-------- Given material --------

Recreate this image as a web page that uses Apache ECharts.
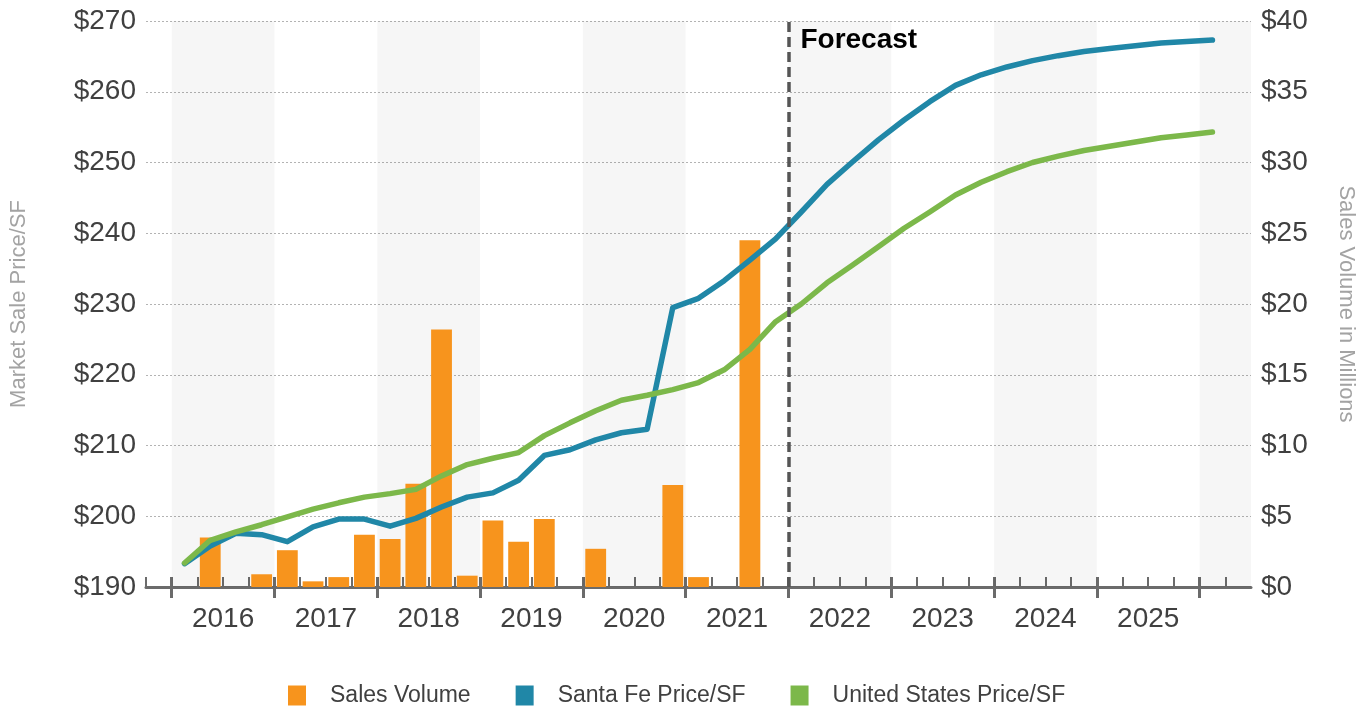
<!DOCTYPE html>
<html>
<head>
<meta charset="utf-8">
<script src="https://cdn.jsdelivr.net/npm/echarts@6/dist/echarts.min.js"></script>
<style>
  html, body { margin: 0; padding: 0; background: #ffffff; }
  #chart { width: 1370px; height: 709px; }
</style>
</head>
<body>
<div id="chart"></div>
<script>
// Quarterly categories (bars and lines sit in the middle of each quarter)
const quarters = [
  '2015Q4',
  '2016Q1', '2016Q2', '2016Q3', '2016Q4',
  '2017Q1', '2017Q2', '2017Q3', '2017Q4',
  '2018Q1', '2018Q2', '2018Q3', '2018Q4',
  '2019Q1', '2019Q2', '2019Q3', '2019Q4',
  '2020Q1', '2020Q2', '2020Q3', '2020Q4',
  '2021Q1', '2021Q2', '2021Q3', '2021Q4',
  '2022Q1', '2022Q2', '2022Q3', '2022Q4',
  '2023Q1', '2023Q2', '2023Q3', '2023Q4',
  '2024Q1', '2024Q2', '2024Q3', '2024Q4',
  '2025Q1', '2025Q2', '2025Q3', '2025Q4',
  '2026Q1', '2026Q2'
];
// Quarter start boundaries (one more than the quarters, closing the last one)
const boundaries = quarters.concat(['2026Q3']);

// Sales volume, $ millions
const salesVolume = [
  null,
  null, 3.5, null, 0.9,
  2.6, 0.4, 0.7, 3.7,
  3.4, 7.3, 18.2, 0.8,
  4.7, 3.2, 4.8, null,
  2.7, null, null, 7.2,
  0.7, null, 24.5, null,
  null, null, null, null,
  null, null, null, null,
  null, null, null, null,
  null, null, null, null,
  null, null
];

// Market sale price per SF, Santa Fe
const santaFePrice = [
  null,
  193.3, 195.8, 197.6, 197.4,
  196.4, 198.5, 199.6, 199.6,
  198.6, 199.7, 201.3, 202.7,
  203.3, 205.1, 208.6, 209.4,
  210.8, 211.8, 212.3, 229.5,
  230.8, 233.3, 236.2, 239.2,
  243.0, 246.9, 250.1, 253.2,
  256.0, 258.6, 260.9, 262.4,
  263.5, 264.4, 265.1, 265.7,
  266.1, 266.5, 266.9, 267.1,
  267.3, null
];

// Market sale price per SF, United States
const usPrice = [
  null,
  193.4, 196.6, 197.8, 198.8,
  199.9, 201.0, 201.9, 202.7,
  203.2, 203.8, 205.7, 207.3,
  208.2, 209.0, 211.4, 213.2,
  214.9, 216.4, 217.1, 217.9,
  218.9, 220.7, 223.6, 227.5,
  230.0, 233.0, 235.5, 238.1,
  240.7, 243.0, 245.4, 247.2,
  248.7, 250.0, 250.9, 251.7,
  252.3, 252.9, 253.5, 253.9,
  254.3, null
];

// Axis ranges
const priceAxis = { min: 190, max: 270, step: 10 };
const volumeAxis = { min: 0, max: 40, step: 5 };

// Alternate shaded years and start of the forecast period
const shadedYears = ['2016', '2018', '2020', '2022', '2024', '2026'];
const forecastStart = '2022Q1';

const seriesNames = ['Sales Volume', 'Santa Fe Price/SF', 'United States Price/SF'];
const colors = { volume: '#F7941D', santaFe: '#2087A7', us: '#7CB84A' };

const FONT = "'Liberation Sans', Arial, sans-serif";
const AXIS_GREY = '#6b6b6b';
const TEXT = '#404040';

const lastBoundary = boundaries[boundaries.length - 1];
const yearBands = shadedYears.map(function (y) {
  const next = (Number(y) + 1) + 'Q1';
  return [
    { xAxis: y + 'Q1' },
    { xAxis: boundaries.indexOf(next) >= 0 ? next : lastBoundary }
  ];
});

const isYearStart = function (index, value) { return /Q1$/.test(value); };

const chart = echarts.init(document.getElementById('chart'), null, { renderer: 'canvas' });

chart.setOption({
  animation: false,
  backgroundColor: '#ffffff',
  textStyle: { fontFamily: FONT },
  grid: { left: 146, right: 119, top: 21, bottom: 122, containLabel: false },
  legend: {
    left: 288,
    top: 684,
    padding: 0,
    itemWidth: 18,
    itemHeight: 20,
    itemGap: 45,
    textStyle: { fontFamily: FONT, fontSize: 23, color: TEXT, padding: [0, 0, 0, 19] },
    data: seriesNames.map(function (n) { return { name: n, icon: 'rect' }; })
  },
  xAxis: [
    {
      // quarter bands for the data series
      type: 'category',
      data: quarters,
      boundaryGap: true,
      position: 'bottom',
      show: false
    },
    {
      // quarter boundaries: axis line, quarter ticks, year labels
      type: 'category',
      data: boundaries,
      boundaryGap: false,
      position: 'bottom',
      axisLine: { show: true, lineStyle: { color: AXIS_GREY, width: 3 } },
      axisTick: { show: true, inside: true, length: 10, interval: 0, lineStyle: { color: AXIS_GREY, width: 2 } },
      axisLabel: {
        show: true,
        interval: function (index) { return index % 4 === 3; },
        formatter: function (v) { return v.slice(0, 4); },
        showMaxLabel: false,
        margin: 18,
        fontFamily: FONT,
        fontSize: 28,
        color: TEXT
      },
      splitLine: { show: false }
    },
    {
      // year boundaries, upper half of the long ticks
      type: 'category',
      data: boundaries,
      boundaryGap: false,
      position: 'bottom',
      axisLine: { show: false },
      axisTick: { show: true, inside: true, length: 10, interval: isYearStart, lineStyle: { color: AXIS_GREY, width: 3 } },
      axisLabel: { show: false },
      splitLine: { show: false }
    },
    {
      // year boundaries, lower half of the long ticks
      type: 'category',
      data: boundaries,
      boundaryGap: false,
      position: 'bottom',
      axisLine: { show: false },
      axisTick: { show: true, inside: false, length: 11, interval: isYearStart, lineStyle: { color: AXIS_GREY, width: 3 } },
      axisLabel: { show: false },
      splitLine: { show: false }
    }
  ],
  yAxis: [
    {
      type: 'value',
      position: 'left',
      min: priceAxis.min,
      max: priceAxis.max,
      interval: priceAxis.step,
      name: 'Market Sale Price/SF',
      nameLocation: 'middle',
      nameGap: 116,
      nameTextStyle: { fontFamily: FONT, fontSize: 22, color: '#a3a3a3' },
      axisLine: { show: false },
      axisTick: { show: false },
      axisLabel: { margin: 10, fontFamily: FONT, fontSize: 28, color: TEXT, formatter: function (v) { return '$' + v; } },
      splitLine: { show: true, lineStyle: { color: '#b3b3b3', width: 1, type: [2, 2] } }
    },
    {
      type: 'value',
      position: 'right',
      min: volumeAxis.min,
      max: volumeAxis.max,
      interval: volumeAxis.step,
      name: 'Sales Volume in Millions',
      nameLocation: 'middle',
      nameGap: 84,
      nameRotate: -90,
      nameTextStyle: { fontFamily: FONT, fontSize: 22, color: '#a3a3a3' },
      axisLine: { show: false },
      axisTick: { show: false },
      axisLabel: { margin: 10, fontFamily: FONT, fontSize: 28, color: TEXT, formatter: function (v) { return '$' + v; } },
      splitLine: { show: false }
    }
  ],
  series: [
    {
      // alternating year shading
      name: 'year bands',
      type: 'line',
      xAxisIndex: 1,
      yAxisIndex: 0,
      data: [],
      silent: true,
      z: 1,
      markArea: {
        silent: true,
        z: 1,
        itemStyle: { color: 'rgba(0,0,0,0.036)', borderWidth: 0 },
        data: yearBands
      }
    },
    {
      name: seriesNames[0],
      type: 'bar',
      xAxisIndex: 0,
      yAxisIndex: 1,
      data: salesVolume,
      barWidth: '81%',
      itemStyle: { color: colors.volume },
      z: 2
    },
    {
      name: seriesNames[1],
      type: 'line',
      xAxisIndex: 0,
      yAxisIndex: 0,
      data: santaFePrice,
      symbol: 'none',
      itemStyle: { color: colors.santaFe },
      lineStyle: { color: colors.santaFe, width: 5.5, cap: 'round', join: 'round' },
      z: 3
    },
    {
      name: seriesNames[2],
      type: 'line',
      xAxisIndex: 0,
      yAxisIndex: 0,
      data: usPrice,
      symbol: 'none',
      itemStyle: { color: colors.us },
      lineStyle: { color: colors.us, width: 5.5, cap: 'round', join: 'round' },
      z: 4
    },
    {
      // forecast divider
      name: 'forecast',
      type: 'line',
      xAxisIndex: 1,
      yAxisIndex: 0,
      data: [],
      silent: true,
      z: 6,
      markLine: {
        silent: true,
        z: 6,
        symbol: ['none', 'none'],
        lineStyle: { color: '#555555', width: 3.5, type: [10, 5] },
        label: {
          show: true,
          position: 'end',
          formatter: 'Forecast',
          distance: 0,
          align: 'left',
          verticalAlign: 'top',
          padding: [5, 0, 0, 12],
          fontFamily: FONT,
          fontSize: 28,
          fontWeight: 'bold',
          color: '#000000'
        },
        data: [{ xAxis: forecastStart }]
      }
    }
  ]
});
</script>
</body>
</html>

--------

• _To be done_: Set down again, exactly, the lines of the material above from its first line to the one with "const boundaries = quarters.concat(['2026Q3']);", inclusive. Leave the pictures out.

• _Answer to this problem_:
Recreate this image as a web page that uses Apache ECharts.
<!DOCTYPE html>
<html>
<head>
<meta charset="utf-8">
<script src="https://cdn.jsdelivr.net/npm/echarts@6/dist/echarts.min.js"></script>
<style>
  html, body { margin: 0; padding: 0; background: #ffffff; }
  #chart { width: 1370px; height: 709px; }
</style>
</head>
<body>
<div id="chart"></div>
<script>
// Quarterly categories (bars and lines sit in the middle of each quarter)
const quarters = [
  '2015Q4',
  '2016Q1', '2016Q2', '2016Q3', '2016Q4',
  '2017Q1', '2017Q2', '2017Q3', '2017Q4',
  '2018Q1', '2018Q2', '2018Q3', '2018Q4',
  '2019Q1', '2019Q2', '2019Q3', '2019Q4',
  '2020Q1', '2020Q2', '2020Q3', '2020Q4',
  '2021Q1', '2021Q2', '2021Q3', '2021Q4',
  '2022Q1', '2022Q2', '2022Q3', '2022Q4',
  '2023Q1', '2023Q2', '2023Q3', '2023Q4',
  '2024Q1', '2024Q2', '2024Q3', '2024Q4',
  '2025Q1', '2025Q2', '2025Q3', '2025Q4',
  '2026Q1', '2026Q2'
];
// Quarter start boundaries (one more than the quarters, closing the last one)
const boundaries = quarters.concat(['2026Q3']);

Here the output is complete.